A SENIOR vice chair of the House committee on appropriations yesterday said there seems to be an overpricing in the procurement of COVID-19 test kits under the administration of former President Rodrigo Duterte (PRRD), the same observation made by some senators in the previous 18th Congress.
Marikina Rep. Stella Quimbo questioned the prices of test kits during the continuation of the committee’s investigation into the alleged irregularities in the transfer of P47.6 billion of DOH funds to the Procurement Service-Department of Budget and Management (PS-DBM) for COVID-19 supplies under the Duterte administration.
Quimbo, an economist, noticed discrepancies as high as P500 in the prices of test kits with the same brand and type, based on the DOH’s procurement list.
“I’ve noticed there were instances when the test type and brand were the same but the prices were different, and the price difference was as high as about P500. For example, there was a price difference like P2,083 versus P1,562,” she told the panel in mixed Filipino and English.

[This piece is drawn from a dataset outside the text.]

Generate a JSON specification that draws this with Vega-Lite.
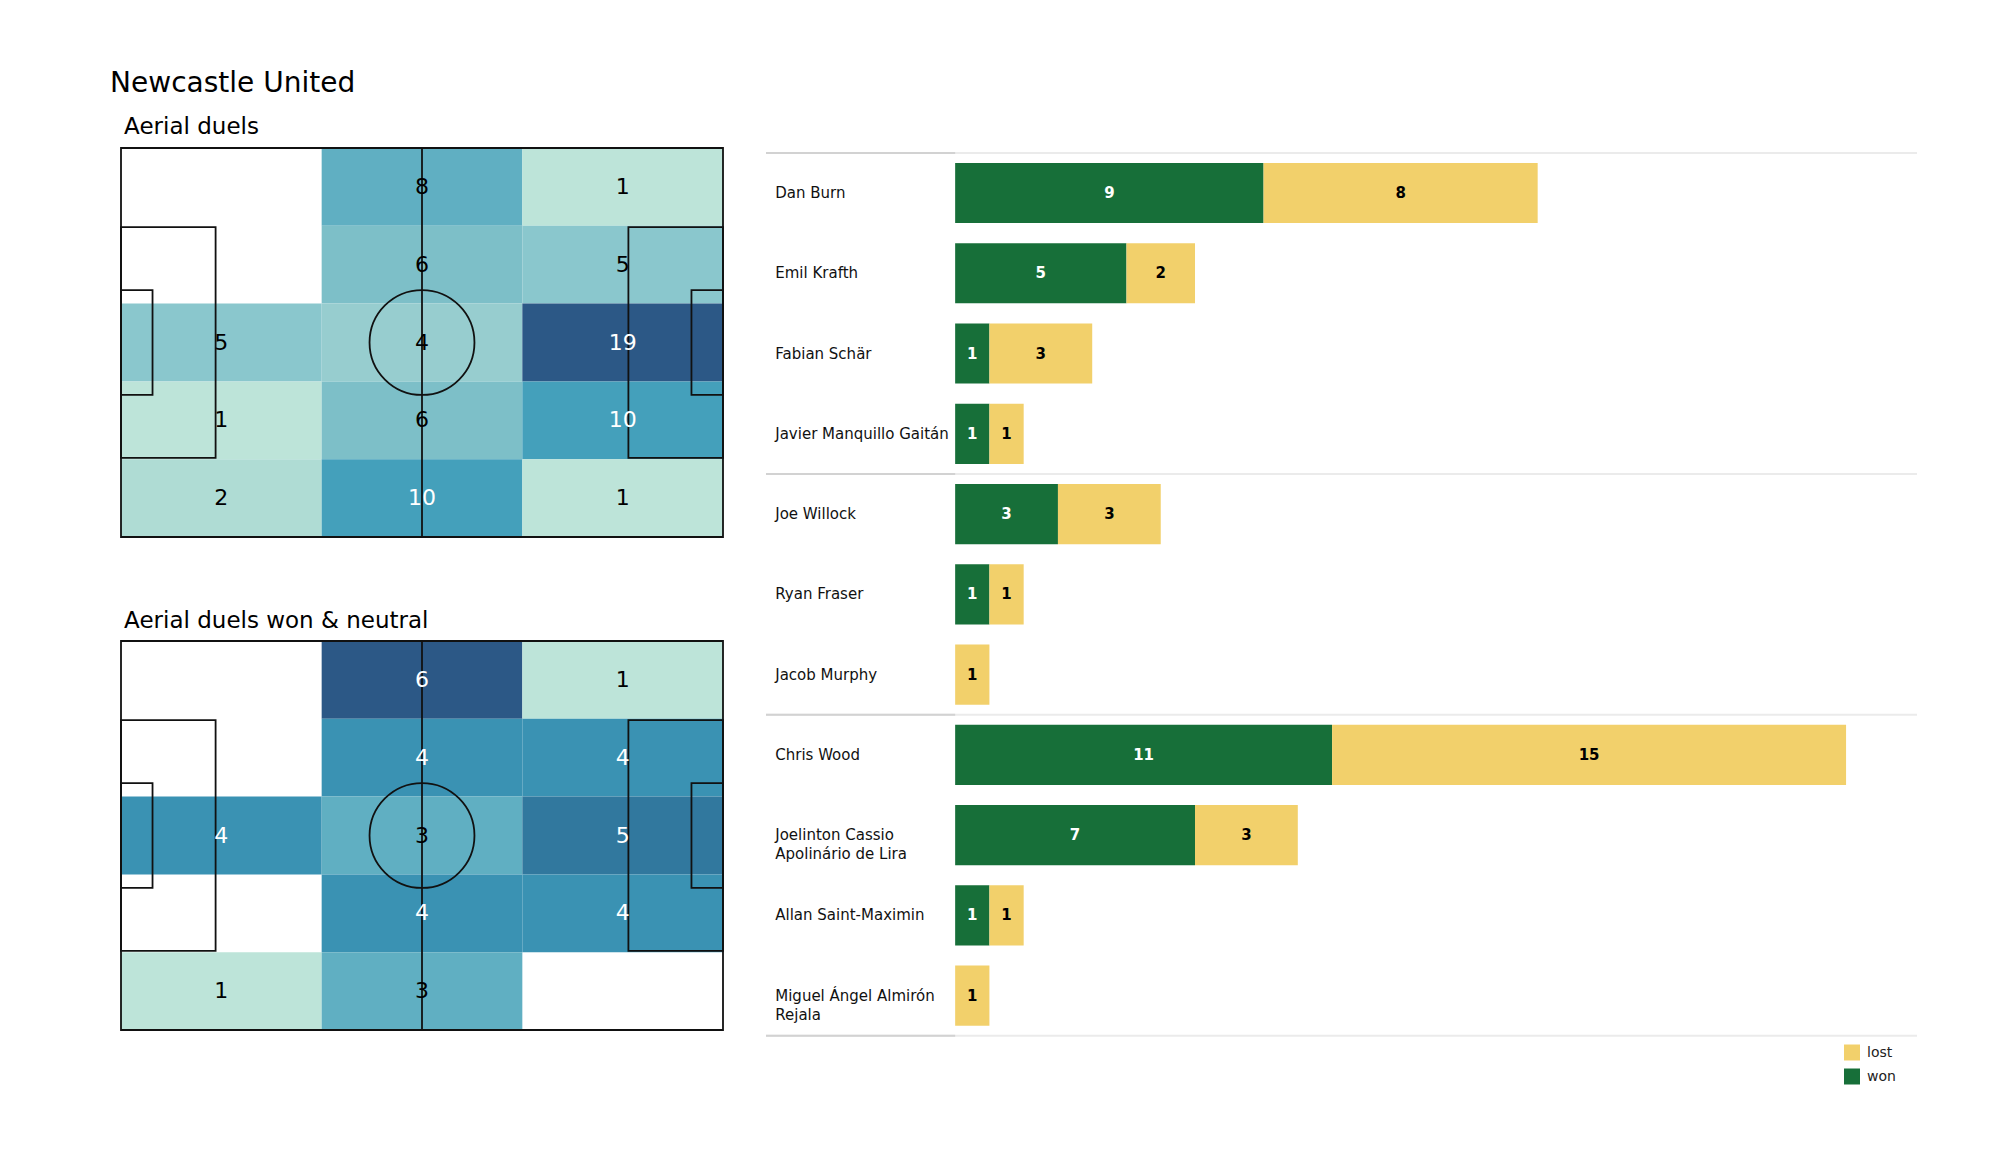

At the onset of the COVID-19 pandemic, several senators, including Panfilo Lacson and Franklin Drilon, said the procurement of personal protective equipment (PPE) and swab kits for COVID-19 testing appeared to have been overpriced.
“There’s about a 500-peso price difference. It is what it is. It’s a price difference. So, I’m asking for the details on the dates of the transaction,” Quimbo said.
Health Secretary Teodoro “Ted” Herbosa, who served as special adviser of the National Task Force against COVID-19 during the previous administration, explained that the prices of certain items changed over time, the explanation given by former Health Secretary Francisco Duque III.
“So, I guess we need to look at the date that some items are procured because they were changing the cost as the pandemic was ongoing,” Herbosa said, to which Duque agreed.
Duque said documents pertaining to the timelines of the transaction are with the PS-DBM, as “they were the ones who directly transacted with the suppliers.”
It was learned during the hearing that PS-DBM handled the transactions with the suppliers, following instructions and specifications from the DOH but Quimbo said the DOH should have just consolidated its orders to secure better pricing.
Iloilo Rep. Janette Garin, a former health secretary, herself, said the controversy could have been avoided if only the DOH did not delegate its procurement of COVID-19 commodities to the PS-DBM.
“It is actually a function that DOH should not delegate because the DOH has the pool of network when it comes to manufacturers, when it comes to pricing of other countries,” Garin said. “In a pandemic where commodities are quite new, we cannot base the pricing on traders or the market price in the Philippines because these commodities are not available in our country.”
Garin also cited the absence of a memorandum of agreement (MOA) between the DOH and PS-DBM for the procurement of COVID-19 supplies, saying the MOA “could have saved the DOH with all this hullabaloo.”
“The MOA will contain the items that will be procured, the safeguards, the quality check, and even the pricing,” she said.
Garin also said the appropriations panel is not doing the investigation “out of vindictiveness for the previous administration.”
“No. We are doing this para hindi maulit (so it doesn’t happen again),” she told the panel.
Last June 3, Duque III told the panel that the former President was the one who ordered the controversial transfer of P47.6 billion from the DOH to the PS-DBM for the purchase of COVID-19 supplies in 2020.
The Office of the Ombudsman last month ordered the filing of a graft case against Duque and Lao for the fund transfer, in violation of Section 3 (e) of Republic Act 3019 or the Anti-Graft and Corrupt Practices Act.
The anti-graft body has also found Duque and Lao guilty of grave misconduct, gross neglect of duty and conduct prejudicial to the service.